The $3.7million project, led by the Federal and Victorian Governments, features 12 partners across government, universities and community, including: Victorian Fisheries Authority (VFA), Fisheries Research and Development Corporation (FRDC), NSW Fisheries, North East and Goulburn Broken Catchment Management Authorities, Arthur Rylah Institute, Deakin University, University of the Sunshine Coast, Monash University, and the Norwegian Institute of Aquaculture Research.

This dedicated research project will examine nutrition, hormones, the timing of breeding and other factors to understand how to consistently produce fingerlings for stocking – boosting the ongoing work to save the Macquarie perch from extinction. Once we can ‘Crack the Code’, we will be aiming to produce 500,000 to a million fingerlings every year at Snobs Creek hatchery for restocking, re-establishment of populations and recreational fisheries once again.

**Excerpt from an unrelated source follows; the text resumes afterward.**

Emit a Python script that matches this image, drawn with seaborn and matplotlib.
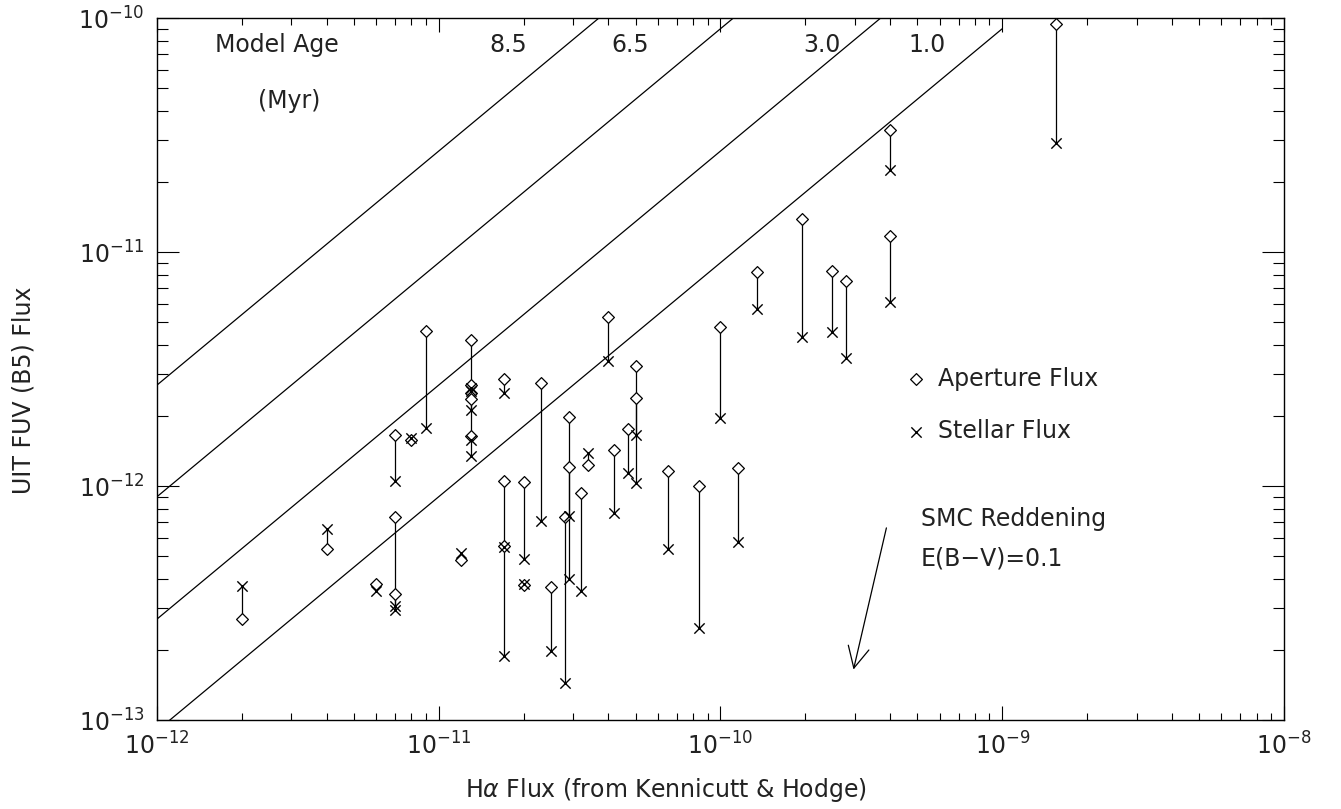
import numpy as np
import pandas as pd
import matplotlib
matplotlib.use("Agg")
import matplotlib.pyplot as plt
import seaborn as sns
from matplotlib.ticker import LogLocator, NullFormatter

# ---------------- data ----------------
halpha = [2.0e-12, 4.0e-12, 6.0e-12, 7.0e-12, 7.0e-12, 7.0e-12, 8.0e-12, 9.0e-12,
          1.2e-11, 1.3e-11, 1.3e-11, 1.3e-11, 1.3e-11, 1.3e-11, 1.7e-11, 1.7e-11,
          1.7e-11, 2.0e-11, 2.0e-11, 2.3e-11, 2.5e-11, 2.8e-11, 2.9e-11, 2.9e-11,
          3.2e-11, 3.4e-11, 4.0e-11, 4.2e-11, 4.7e-11, 5.0e-11, 5.0e-11, 6.5e-11,
          8.4e-11, 1.0e-10, 1.15e-10, 1.35e-10, 1.95e-10, 2.49e-10, 2.79e-10,
          4.0e-10, 4.0e-10, 1.55e-9]
aperture = [2.70e-13, 5.40e-13, 3.80e-13, 1.65e-12, 7.34e-13, 3.46e-13, 1.58e-12, 4.61e-12,
            4.83e-13, 4.20e-12, 2.70e-12, 2.50e-12, 2.35e-12, 1.64e-12, 2.88e-12, 1.05e-12,
            5.55e-13, 1.04e-12, 3.77e-13, 2.75e-12, 3.71e-13, 7.34e-13, 1.97e-12, 1.20e-12,
            9.31e-13, 1.23e-12, 5.30e-12, 1.43e-12, 1.76e-12, 3.26e-12, 2.37e-12, 1.16e-12,
            1.00e-12, 4.80e-12, 1.19e-12, 8.22e-12, 1.39e-11, 8.32e-12, 7.52e-12,
            3.32e-11, 1.17e-11, 9.42e-11]
stellar = [3.74e-13, 6.58e-13, 3.56e-13, 1.05e-12, 3.07e-13, 2.95e-13, 1.60e-12, 1.77e-12,
           5.18e-13, 1.34e-12, 2.62e-12, 2.11e-12, 2.55e-12, 1.58e-12, 2.50e-12, 1.87e-13,
           5.50e-13, 4.88e-13, 3.80e-13, 7.08e-13, 1.97e-13, 1.44e-13, 3.99e-13, 7.45e-13,
           3.57e-13, 1.39e-12, 3.43e-12, 7.69e-13, 1.14e-12, 1.03e-12, 1.65e-12, 5.36e-13,
           2.48e-13, 1.96e-12, 5.78e-13, 5.69e-12, 4.32e-12, 4.54e-12, 3.52e-12,
           2.24e-11, 6.14e-12, 2.91e-11]

model_ages = ["8.5", "6.5", "3.0", "1.0"]
model_ratio = [2.7, 0.9, 0.27, 0.09]          # FUV / Halpha for each model age
model_halpha = [1e-12, 1e-9]

xticks = [1e-12, 1e-11, 1e-10, 1e-9, 1e-8]
xtick_labels = [r"$10^{-12}$", r"$10^{-11}$", r"$10^{-10}$", r"$10^{-9}$", r"$10^{-8}$"]
yticks = [1e-13, 1e-12, 1e-11, 1e-10]
ytick_labels = [r"$10^{-13}$", r"$10^{-12}$", r"$10^{-11}$", r"$10^{-10}$"]

reddening_start = (3.9e-10, 6.8e-13)
reddening_end = (2.95e-10, 1.6e-13)

# ---------------- style ----------------
sns.set_theme(style="ticks")
plt.rcParams["font.family"] = ["DejaVu Sans"]
plt.rcParams["mathtext.fontset"] = "dejavusans"
TXT = "#222222"
FS = 17

fig = plt.figure(figsize=(13.41, 8.09), dpi=100)
ax = fig.add_axes([157 / 1341, 89 / 809, 1127 / 1341, 702 / 809])
ax.set_xscale("log")
ax.set_yscale("log")

# model lines
xs = np.array(model_halpha)
for age, k in zip(model_ages, model_ratio):
    sns.lineplot(x=xs, y=k * xs, ax=ax, color="black", linewidth=0.9,
                 estimator=None, sort=False, legend=False)

# connecting segments
ap = np.array(aperture)
st = np.array(stellar)
ax.vlines(halpha, np.minimum(ap, st), np.maximum(ap, st), color="black", linewidth=0.9, zorder=2)

sns.scatterplot(x=halpha, y=aperture, ax=ax, marker="D", s=36, facecolor="white",
                edgecolor="black", linewidth=0.9, label="Aperture Flux", zorder=3)
sns.scatterplot(x=halpha, y=stellar, ax=ax, marker="x", s=55, color="black",
                linewidth=1.0, label="Stellar Flux", zorder=4)

ax.set_xlim(1e-12, 1e-8)
ax.set_ylim(1e-13, 1e-10)

ax.set_xticks(xticks)
ax.set_xticklabels(xtick_labels)
ax.set_yticks(yticks)
ax.set_yticklabels(ytick_labels)
ax.xaxis.set_minor_locator(LogLocator(base=10, subs=np.arange(2, 10)))
ax.yaxis.set_minor_locator(LogLocator(base=10, subs=np.arange(2, 10)))
ax.xaxis.set_minor_formatter(NullFormatter())
ax.yaxis.set_minor_formatter(NullFormatter())

ax.tick_params(which="both", direction="in", top=True, right=True, bottom=True, left=True,
               color="black", width=0.8, labelsize=FS, labelcolor=TXT)
ax.tick_params(axis="x", which="major", length=10, pad=9)
ax.tick_params(axis="x", which="minor", length=5)
ax.tick_params(axis="y", which="major", length=16, pad=9)
ax.tick_params(axis="y", which="minor", length=8)

for sp in ax.spines.values():
    sp.set_visible(True)
    sp.set_color("black")
    sp.set_linewidth(1.0)

ax.set_xlabel(r"H$\alpha$ Flux (from Kennicutt & Hodge)", fontsize=FS, color=TXT)
ax.xaxis.set_label_coords(0.452, -0.080)
ax.set_ylabel("UIT FUV (B5) Flux", fontsize=FS, color=TXT)
ax.yaxis.set_label_coords(-0.108, 0.47)

# model age labels
ax.text(0.106, 0.9615, "Model Age", transform=ax.transAxes, ha="center", va="center",
        fontsize=FS, color=TXT)
ax.text(0.117, 0.882, "(Myr)", transform=ax.transAxes, ha="center", va="center",
        fontsize=FS, color=TXT)
for age, xpos in zip(model_ages, [0.312, 0.420, 0.590, 0.683]):
    ax.text(xpos, 0.9615, age, transform=ax.transAxes, ha="center", va="center",
            fontsize=FS, color=TXT)

# reddening vector
ax.annotate("", xy=reddening_end, xytext=reddening_start,
            arrowprops=dict(arrowstyle="->", color="black", lw=0.9, mutation_scale=38))
ax.text(0.678, 0.258, "SMC Reddening\nE(B\u2212V)=0.1", transform=ax.transAxes,
        ha="left", va="center", fontsize=FS, color=TXT, linespacing=1.8)

leg = ax.legend(loc="upper left", bbox_to_anchor=(0.655, 0.517), frameon=False,
                fontsize=FS, handlelength=1.0, handletextpad=0.4, labelspacing=1.2,
                borderaxespad=0.0)
for t in leg.get_texts():
    t.set_color(TXT)

fig.savefig("out.png", dpi=100)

The support from recreational fishers for this project has also been overwhelming, with funding contributed to the project via the Victorian and NSW Recreational Fishing Licence Trusts (monies that are generated through fishing licence sales and then invested back into fish, and fishing). Whilst fishing for Macquarie perch in both states is strictly controlled, or in most waters totally prohibited, many anglers have grown up on the stories of the sporting qualities of Macquarie perch. Being able to bring them back from the brink so that future generations can enjoy this amazing fish will be a dream come true.